------ SUPPLIED MATERIAL
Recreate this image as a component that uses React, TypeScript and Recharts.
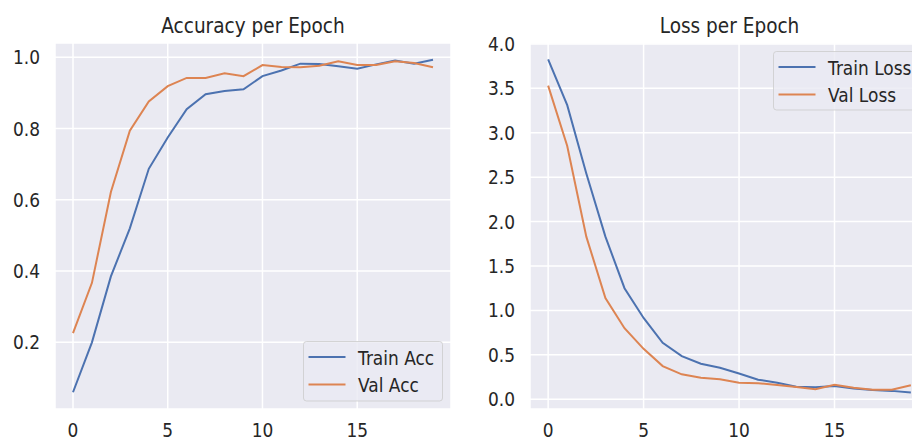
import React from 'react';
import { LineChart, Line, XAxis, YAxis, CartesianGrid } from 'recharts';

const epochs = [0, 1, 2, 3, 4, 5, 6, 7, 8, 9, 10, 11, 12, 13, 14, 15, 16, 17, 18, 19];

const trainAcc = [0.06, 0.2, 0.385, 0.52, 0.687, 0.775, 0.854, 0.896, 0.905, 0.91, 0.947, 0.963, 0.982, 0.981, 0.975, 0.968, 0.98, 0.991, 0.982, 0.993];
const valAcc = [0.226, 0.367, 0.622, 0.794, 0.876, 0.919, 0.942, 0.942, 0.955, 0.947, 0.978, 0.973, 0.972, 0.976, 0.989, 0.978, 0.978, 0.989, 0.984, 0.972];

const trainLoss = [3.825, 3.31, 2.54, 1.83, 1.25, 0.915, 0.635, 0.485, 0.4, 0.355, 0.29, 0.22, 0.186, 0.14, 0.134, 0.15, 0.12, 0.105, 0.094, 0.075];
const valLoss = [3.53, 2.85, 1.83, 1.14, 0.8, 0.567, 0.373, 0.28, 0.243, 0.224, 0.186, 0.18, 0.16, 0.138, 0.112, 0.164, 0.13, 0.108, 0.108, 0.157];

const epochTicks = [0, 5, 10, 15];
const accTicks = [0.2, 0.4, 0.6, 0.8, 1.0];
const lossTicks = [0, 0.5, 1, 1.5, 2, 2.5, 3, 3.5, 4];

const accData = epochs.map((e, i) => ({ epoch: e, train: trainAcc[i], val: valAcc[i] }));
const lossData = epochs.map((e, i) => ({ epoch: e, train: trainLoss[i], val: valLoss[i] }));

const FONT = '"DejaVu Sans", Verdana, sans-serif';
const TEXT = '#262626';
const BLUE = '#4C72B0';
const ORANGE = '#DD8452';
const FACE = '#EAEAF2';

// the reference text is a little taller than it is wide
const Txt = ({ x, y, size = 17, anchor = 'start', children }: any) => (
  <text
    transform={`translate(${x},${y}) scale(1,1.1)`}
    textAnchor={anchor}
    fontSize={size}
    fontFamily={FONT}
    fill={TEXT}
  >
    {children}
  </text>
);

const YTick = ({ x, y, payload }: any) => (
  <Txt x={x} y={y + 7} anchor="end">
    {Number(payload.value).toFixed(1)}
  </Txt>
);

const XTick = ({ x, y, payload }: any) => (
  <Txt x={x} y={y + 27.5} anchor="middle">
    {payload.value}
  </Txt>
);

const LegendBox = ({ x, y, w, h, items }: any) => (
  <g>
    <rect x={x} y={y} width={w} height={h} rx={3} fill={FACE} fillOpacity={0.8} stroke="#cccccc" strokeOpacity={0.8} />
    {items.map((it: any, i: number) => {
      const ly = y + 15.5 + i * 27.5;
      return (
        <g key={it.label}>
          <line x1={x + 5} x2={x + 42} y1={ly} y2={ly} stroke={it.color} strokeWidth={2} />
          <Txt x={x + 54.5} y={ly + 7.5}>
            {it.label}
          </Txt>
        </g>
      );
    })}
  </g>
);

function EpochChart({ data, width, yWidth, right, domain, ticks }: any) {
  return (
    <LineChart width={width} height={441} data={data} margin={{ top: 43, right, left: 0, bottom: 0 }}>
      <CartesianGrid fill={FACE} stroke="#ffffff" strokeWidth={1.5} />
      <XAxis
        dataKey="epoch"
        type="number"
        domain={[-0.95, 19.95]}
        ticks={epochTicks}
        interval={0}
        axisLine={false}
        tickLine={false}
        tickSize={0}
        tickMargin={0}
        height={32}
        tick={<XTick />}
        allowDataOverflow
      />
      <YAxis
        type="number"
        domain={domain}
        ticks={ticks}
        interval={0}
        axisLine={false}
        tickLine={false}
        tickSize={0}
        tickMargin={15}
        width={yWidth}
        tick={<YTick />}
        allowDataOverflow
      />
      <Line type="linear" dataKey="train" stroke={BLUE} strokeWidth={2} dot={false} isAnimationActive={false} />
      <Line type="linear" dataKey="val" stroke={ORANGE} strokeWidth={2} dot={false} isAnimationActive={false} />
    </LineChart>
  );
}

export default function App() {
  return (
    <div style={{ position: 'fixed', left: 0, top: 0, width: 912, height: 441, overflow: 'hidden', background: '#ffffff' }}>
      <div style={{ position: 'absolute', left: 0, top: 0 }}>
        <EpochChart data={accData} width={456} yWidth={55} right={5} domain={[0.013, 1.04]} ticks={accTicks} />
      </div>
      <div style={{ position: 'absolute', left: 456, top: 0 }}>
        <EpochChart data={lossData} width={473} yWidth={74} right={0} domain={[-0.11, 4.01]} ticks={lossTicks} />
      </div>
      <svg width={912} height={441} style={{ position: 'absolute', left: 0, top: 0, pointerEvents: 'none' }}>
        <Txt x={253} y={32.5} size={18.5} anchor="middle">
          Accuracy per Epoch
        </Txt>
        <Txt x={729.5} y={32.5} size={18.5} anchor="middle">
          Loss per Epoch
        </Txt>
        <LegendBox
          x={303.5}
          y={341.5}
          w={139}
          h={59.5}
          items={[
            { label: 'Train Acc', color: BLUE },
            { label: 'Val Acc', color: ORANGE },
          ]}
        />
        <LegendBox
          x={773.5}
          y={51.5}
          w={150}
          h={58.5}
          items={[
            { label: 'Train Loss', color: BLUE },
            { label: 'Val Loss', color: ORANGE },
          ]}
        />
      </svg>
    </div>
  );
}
------------
WORK REQUIRED
Reproduce each line exactly, please, except for any pictures.

TASK RESPONSE
Recreate this image as a component that uses React, TypeScript and Recharts.
import React from 'react';
import { LineChart, Line, XAxis, YAxis, CartesianGrid } from 'recharts';

const epochs = [0, 1, 2, 3, 4, 5, 6, 7, 8, 9, 10, 11, 12, 13, 14, 15, 16, 17, 18, 19];

const trainAcc = [0.06, 0.2, 0.385, 0.52, 0.687, 0.775, 0.854, 0.896, 0.905, 0.91, 0.947, 0.963, 0.982, 0.981, 0.975, 0.968, 0.98, 0.991, 0.982, 0.993];
const valAcc = [0.226, 0.367, 0.622, 0.794, 0.876, 0.919, 0.942, 0.942, 0.955, 0.947, 0.978, 0.973, 0.972, 0.976, 0.989, 0.978, 0.978, 0.989, 0.984, 0.972];

const trainLoss = [3.825, 3.31, 2.54, 1.83, 1.25, 0.915, 0.635, 0.485, 0.4, 0.355, 0.29, 0.22, 0.186, 0.14, 0.134, 0.15, 0.12, 0.105, 0.094, 0.075];
const valLoss = [3.53, 2.85, 1.83, 1.14, 0.8, 0.567, 0.373, 0.28, 0.243, 0.224, 0.186, 0.18, 0.16, 0.138, 0.112, 0.164, 0.13, 0.108, 0.108, 0.157];

const epochTicks = [0, 5, 10, 15];
const accTicks = [0.2, 0.4, 0.6, 0.8, 1.0];
const lossTicks = [0, 0.5, 1, 1.5, 2, 2.5, 3, 3.5, 4];

const accData = epochs.map((e, i) => ({ epoch: e, train: trainAcc[i], val: valAcc[i] }));
const lossData = epochs.map((e, i) => ({ epoch: e, train: trainLoss[i], val: valLoss[i] }));

const FONT = '"DejaVu Sans", Verdana, sans-serif';
const TEXT = '#262626';
const BLUE = '#4C72B0';
const ORANGE = '#DD8452';
const FACE = '#EAEAF2';

// the reference text is a little taller than it is wide
const Txt = ({ x, y, size = 17, anchor = 'start', children }: any) => (
  <text
    transform={`translate(${x},${y}) scale(1,1.1)`}
    textAnchor={anchor}
    fontSize={size}
    fontFamily={FONT}
    fill={TEXT}
  >
    {children}
  </text>
);

const YTick = ({ x, y, payload }: any) => (
  <Txt x={x} y={y + 7} anchor="end">
    {Number(payload.value).toFixed(1)}
  </Txt>
);

const XTick = ({ x, y, payload }: any) => (
  <Txt x={x} y={y + 27.5} anchor="middle">
    {payload.value}
  </Txt>
);

const LegendBox = ({ x, y, w, h, items }: any) => (
  <g>
    <rect x={x} y={y} width={w} height={h} rx={3} fill={FACE} fillOpacity={0.8} stroke="#cccccc" strokeOpacity={0.8} />
    {items.map((it: any, i: number) => {
      const ly = y + 15.5 + i * 27.5;
      return (
        <g key={it.label}>
          <line x1={x + 5} x2={x + 42} y1={ly} y2={ly} stroke={it.color} strokeWidth={2} />
          <Txt x={x + 54.5} y={ly + 7.5}>
            {it.label}
          </Txt>
        </g>
      );
    })}
  </g>
);

function EpochChart({ data, width, yWidth, right, domain, ticks }: any) {
  return (
    <LineChart width={width} height={441} data={data} margin={{ top: 43, right, left: 0, bottom: 0 }}>
      <CartesianGrid fill={FACE} stroke="#ffffff" strokeWidth={1.5} />
      <XAxis
        dataKey="epoch"
        type="number"
        domain={[-0.95, 19.95]}
        ticks={epochTicks}
        interval={0}
        axisLine={false}
        tickLine={false}
        tickSize={0}
        tickMargin={0}
        height={32}
        tick={<XTick />}
        allowDataOverflow
      />
      <YAxis
        type="number"
        domain={domain}
        ticks={ticks}
        interval={0}
        axisLine={false}
        tickLine={false}
        tickSize={0}
        tickMargin={15}
        width={yWidth}
        tick={<YTick />}
        allowDataOverflow
      />
      <Line type="linear" dataKey="train" stroke={BLUE} strokeWidth={2} dot={false} isAnimationActive={false} />
      <Line type="linear" dataKey="val" stroke={ORANGE} strokeWidth={2} dot={false} isAnimationActive={false} />
    </LineChart>
  );
}

export default function App() {
  return (
    <div style={{ position: 'fixed', left: 0, top: 0, width: 912, height: 441, overflow: 'hidden', background: '#ffffff' }}>
      <div style={{ position: 'absolute', left: 0, top: 0 }}>
        <EpochChart data={accData} width={456} yWidth={55} right={5} domain={[0.013, 1.04]} ticks={accTicks} />
      </div>
      <div style={{ position: 'absolute', left: 456, top: 0 }}>
        <EpochChart data={lossData} width={473} yWidth={74} right={0} domain={[-0.11, 4.01]} ticks={lossTicks} />
      </div>
      <svg width={912} height={441} style={{ position: 'absolute', left: 0, top: 0, pointerEvents: 'none' }}>
        <Txt x={253} y={32.5} size={18.5} anchor="middle">
          Accuracy per Epoch
        </Txt>
        <Txt x={729.5} y={32.5} size={18.5} anchor="middle">
          Loss per Epoch
        </Txt>
        <LegendBox
          x={303.5}
          y={341.5}
          w={139}
          h={59.5}
          items={[
            { label: 'Train Acc', color: BLUE },
            { label: 'Val Acc', color: ORANGE },
          ]}
        />
        <LegendBox
          x={773.5}
          y={51.5}
          w={150}
          h={58.5}
          items={[
            { label: 'Train Loss', color: BLUE },
            { label: 'Val Loss', color: ORANGE },
          ]}
        />
      </svg>
    </div>
  );
}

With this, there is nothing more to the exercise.